If you want to check out my works in progress they are all linked to from this hub site: sarahkreece.com
- My Business Site – I’m taking a leap here. This is the site for all my face painting and custom art, I’m planning to properly add all my mental health/queer/community sector talks and workshops here. At the moment that aspect is undeveloped because I’m still working on the final draft of my master version of the pdf that will be used to advertise my talks. Once it’s more complete, I think I’ll make this my official hub site and close the other page down, or redirect it there.
- The Dissociative Initiative – many of you are familiar with this, but it’s been in stasis since my board collapsed. I’m updating it and linking it to everything else I do.

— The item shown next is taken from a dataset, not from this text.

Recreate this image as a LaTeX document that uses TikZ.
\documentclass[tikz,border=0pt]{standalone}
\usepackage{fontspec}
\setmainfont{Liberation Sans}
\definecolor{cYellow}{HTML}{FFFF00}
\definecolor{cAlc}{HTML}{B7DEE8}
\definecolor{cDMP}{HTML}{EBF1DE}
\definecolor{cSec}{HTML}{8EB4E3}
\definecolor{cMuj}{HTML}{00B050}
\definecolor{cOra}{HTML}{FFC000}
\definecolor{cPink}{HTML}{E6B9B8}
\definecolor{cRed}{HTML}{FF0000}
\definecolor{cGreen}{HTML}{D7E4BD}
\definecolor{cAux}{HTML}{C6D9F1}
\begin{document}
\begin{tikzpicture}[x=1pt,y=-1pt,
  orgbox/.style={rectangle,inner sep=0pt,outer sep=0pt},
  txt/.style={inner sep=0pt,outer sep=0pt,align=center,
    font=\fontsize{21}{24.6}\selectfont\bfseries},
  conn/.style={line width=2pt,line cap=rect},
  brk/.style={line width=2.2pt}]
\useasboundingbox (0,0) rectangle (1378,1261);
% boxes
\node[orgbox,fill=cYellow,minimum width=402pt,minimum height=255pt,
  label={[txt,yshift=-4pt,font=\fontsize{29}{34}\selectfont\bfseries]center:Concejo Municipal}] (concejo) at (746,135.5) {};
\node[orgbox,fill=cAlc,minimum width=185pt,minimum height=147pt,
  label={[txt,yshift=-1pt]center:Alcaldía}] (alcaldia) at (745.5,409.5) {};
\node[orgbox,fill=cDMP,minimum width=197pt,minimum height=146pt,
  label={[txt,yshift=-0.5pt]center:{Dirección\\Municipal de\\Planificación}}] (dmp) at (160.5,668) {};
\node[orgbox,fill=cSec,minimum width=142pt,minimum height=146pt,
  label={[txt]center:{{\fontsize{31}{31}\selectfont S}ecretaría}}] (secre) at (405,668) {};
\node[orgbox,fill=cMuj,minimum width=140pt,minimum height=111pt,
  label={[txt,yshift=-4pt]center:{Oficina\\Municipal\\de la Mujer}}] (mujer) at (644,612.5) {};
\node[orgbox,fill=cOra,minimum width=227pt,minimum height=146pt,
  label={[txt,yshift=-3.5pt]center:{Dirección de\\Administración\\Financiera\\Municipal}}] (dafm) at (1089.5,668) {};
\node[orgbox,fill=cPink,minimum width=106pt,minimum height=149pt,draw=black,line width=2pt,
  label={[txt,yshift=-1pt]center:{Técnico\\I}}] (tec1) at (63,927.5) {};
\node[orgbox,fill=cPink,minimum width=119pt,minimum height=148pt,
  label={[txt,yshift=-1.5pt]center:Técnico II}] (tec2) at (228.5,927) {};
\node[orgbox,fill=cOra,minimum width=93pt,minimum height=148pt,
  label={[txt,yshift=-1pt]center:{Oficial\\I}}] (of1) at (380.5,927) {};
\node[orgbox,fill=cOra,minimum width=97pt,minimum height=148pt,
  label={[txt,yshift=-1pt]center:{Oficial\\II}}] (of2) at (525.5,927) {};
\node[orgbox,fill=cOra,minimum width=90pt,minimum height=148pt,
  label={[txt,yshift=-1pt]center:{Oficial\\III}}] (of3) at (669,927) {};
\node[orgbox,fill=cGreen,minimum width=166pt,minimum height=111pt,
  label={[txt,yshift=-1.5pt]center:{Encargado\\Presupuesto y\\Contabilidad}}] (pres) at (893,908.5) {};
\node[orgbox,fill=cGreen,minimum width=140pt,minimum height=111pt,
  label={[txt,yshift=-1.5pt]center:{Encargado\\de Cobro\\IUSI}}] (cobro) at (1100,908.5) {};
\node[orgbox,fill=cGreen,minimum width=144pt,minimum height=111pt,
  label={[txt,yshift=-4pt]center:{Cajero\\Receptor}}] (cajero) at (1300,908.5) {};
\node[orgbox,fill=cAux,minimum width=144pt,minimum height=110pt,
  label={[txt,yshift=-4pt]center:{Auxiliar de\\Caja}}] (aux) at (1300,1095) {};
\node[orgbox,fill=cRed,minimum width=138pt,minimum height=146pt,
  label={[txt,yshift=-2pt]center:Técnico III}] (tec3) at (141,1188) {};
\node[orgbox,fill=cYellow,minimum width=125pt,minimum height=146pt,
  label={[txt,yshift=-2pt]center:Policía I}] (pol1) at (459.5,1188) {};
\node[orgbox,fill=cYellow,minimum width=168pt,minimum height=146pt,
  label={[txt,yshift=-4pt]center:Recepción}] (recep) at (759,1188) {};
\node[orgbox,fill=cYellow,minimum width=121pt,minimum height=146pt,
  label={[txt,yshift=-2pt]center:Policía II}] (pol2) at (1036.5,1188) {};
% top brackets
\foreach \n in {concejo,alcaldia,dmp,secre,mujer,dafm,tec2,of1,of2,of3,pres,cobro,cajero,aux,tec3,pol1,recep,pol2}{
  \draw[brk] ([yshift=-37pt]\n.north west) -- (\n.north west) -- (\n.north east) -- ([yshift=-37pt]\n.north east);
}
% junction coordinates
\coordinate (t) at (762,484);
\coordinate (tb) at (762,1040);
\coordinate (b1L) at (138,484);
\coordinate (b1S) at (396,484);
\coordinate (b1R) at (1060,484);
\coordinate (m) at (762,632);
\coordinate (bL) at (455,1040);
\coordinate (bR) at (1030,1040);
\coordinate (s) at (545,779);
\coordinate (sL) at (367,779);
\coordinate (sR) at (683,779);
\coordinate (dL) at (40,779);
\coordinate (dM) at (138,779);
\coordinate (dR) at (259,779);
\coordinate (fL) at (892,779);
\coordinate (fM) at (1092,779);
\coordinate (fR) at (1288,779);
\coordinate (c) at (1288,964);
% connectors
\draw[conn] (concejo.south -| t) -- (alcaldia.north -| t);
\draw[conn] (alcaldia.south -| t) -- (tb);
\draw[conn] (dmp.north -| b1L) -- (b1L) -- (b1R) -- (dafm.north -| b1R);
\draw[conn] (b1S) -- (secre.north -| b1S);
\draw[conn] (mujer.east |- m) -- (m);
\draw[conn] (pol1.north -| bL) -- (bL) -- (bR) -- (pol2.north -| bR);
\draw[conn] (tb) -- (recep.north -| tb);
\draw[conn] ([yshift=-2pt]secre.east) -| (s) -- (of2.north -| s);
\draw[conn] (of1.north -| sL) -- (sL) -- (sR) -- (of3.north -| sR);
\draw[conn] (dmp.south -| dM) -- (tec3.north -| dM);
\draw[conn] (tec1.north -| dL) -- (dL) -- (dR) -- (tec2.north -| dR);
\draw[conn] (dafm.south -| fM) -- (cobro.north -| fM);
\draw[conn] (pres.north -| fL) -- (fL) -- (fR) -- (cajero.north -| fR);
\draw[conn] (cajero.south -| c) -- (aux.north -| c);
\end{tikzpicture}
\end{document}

- The Hearing Voices Network of SA. I’ve wanted to start this resource for years, and tried to pull together interest from local people without success. So I’ve decided to host it myself and then liaise with the interested parties. Why not? There’s nothing to stop me, and we need it!

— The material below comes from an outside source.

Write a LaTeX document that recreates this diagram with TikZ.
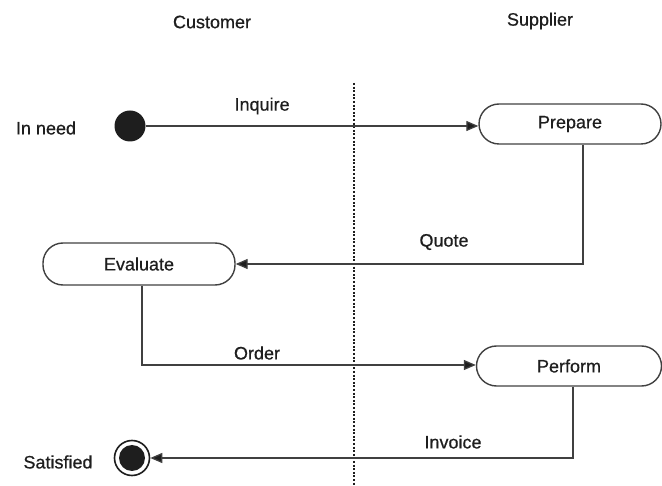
\documentclass[tikz,border=0pt]{standalone}
\usepackage{fontspec}
\setmainfont{Liberation Sans}[UprightFeatures={FakeBold=0.6}]
\usetikzlibrary{arrows.meta}
\definecolor{ink}{HTML}{1E1E1E}
\definecolor{wire}{HTML}{404040}
\begin{document}
\begin{tikzpicture}[x=1pt,y=-1pt,
  font=\fontsize{18}{20}\selectfont, text=ink,
  activity/.style={draw=wire, line width=1.4pt, rounded corners=20pt,
    minimum height=40pt, inner sep=0pt},
  flow/.style={draw=wire, line width=1.3pt,
    -{Triangle[length=12pt,width=10pt,fill=ink]}},
  lbl/.style={inner sep=0pt}]
  \useasboundingbox (0,0) rectangle (662,486);

  % swimlane separator and lane titles
  \coordinate (laneTop) at (354,83);
  \coordinate (laneBot) at (354,486);
  \draw[ink, line width=1.2pt, dash pattern=on 2pt off 1.6pt] (laneTop) -- (laneBot);
  \node[lbl] (customer) at (212,22) {Customer};
  \node[lbl] (supplier) at (540,21) {Supplier};

  % states
  \node[circle, fill=ink, minimum size=31pt, inner sep=0pt] (start) at (130,126) {};
  \node[lbl] (inneed) at (46,128) {In need};

  \node[activity, minimum width=182pt] (prepare) at (570,124) {Prepare};
  \node[activity, minimum width=192pt, minimum height=42pt] (evaluate) at (139,264) {Evaluate};
  \node[activity, minimum width=185pt] (perform) at (569,366) {Perform};

  \node[circle, draw=ink, line width=1.6pt, minimum size=35pt, inner sep=0pt] (final) at (132,458) {};
  \node[circle, fill=ink, minimum size=26pt, inner sep=0pt] (finalcore) at (final.center) {};
  \node[lbl] (satisfied) at (58,462) {Satisfied};

  % transitions
  \draw[flow] (start) -- (prepare.west |- start) node[lbl, pos=0.35, above=11pt] (inquire) {Inquire};
  \draw[flow] ([xshift=13pt]prepare.south) |- (evaluate.east);
  \node[lbl] (quote) at (444,242) {Quote};
  \draw[flow] ([xshift=3pt]evaluate.south) |- ([yshift=1pt]perform.west);
  \node[lbl] (order) at (257,353) {Order};
  \draw[flow] ([xshift=4pt]perform.south) |- (final.east);
  \node[lbl] (invoice) at (453,442) {Invoice};
\end{tikzpicture}
\end{document}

- Homeless Care – This one is actually my partner Rose’s fault lol. She got inspired and started a facebook group then picked up lots of work and got too overwhelmed to do anything about it. I’ve decided I’ll take it on as I’m feeling pretty comfortable about being able to hold the space – assemble the website and start some gatherings to work on resources and projects.
Feedback is very welcomed, as is any assistance for the free networks. Or passing on my details to anyone who might want to hire me. 🙂 I don’t know if I’m going to be able to achieve my goal of self sufficiency, but I’m going to work on it. At the very least, I now have the dignity that comes with having a public identity – an answer to the question ‘What do you do?’ that doesn’t involve talking to strangers about chronic pain and illness. (I try to never ask this question, it always hurt me so much. I try to ask about people’s interests/passions/hobbies instead. Sick people still have those.) And at last, I can see how to support my free resources, keep them alive and gather support for them. I’ve had so much trouble feeling uncomfortable about marketing myself, about asking for money and moving into a ‘small business’ mindset, but I’m starting to see that for someone who is disabled and dependent on welfare, this is also about dignity. I have a right to use all the skills I have to make myself as independent as possible, to care for my family and prepare for my child. It’s not greedy or grasping, I’m not cheating anyone or looking for pity. It’s not my fault that industrialisation has changed the nature of ‘work’ in ways that are extremely difficult for ill or disabled people to fit. In a different time I would live in a family or tribe and help out as and when I was able to, and give my all when I was well. (assuming I didn’t just die of course) In my own way, I’m doing my best to be part of good changes in the world. I will do what I can, and what I can do will be enough.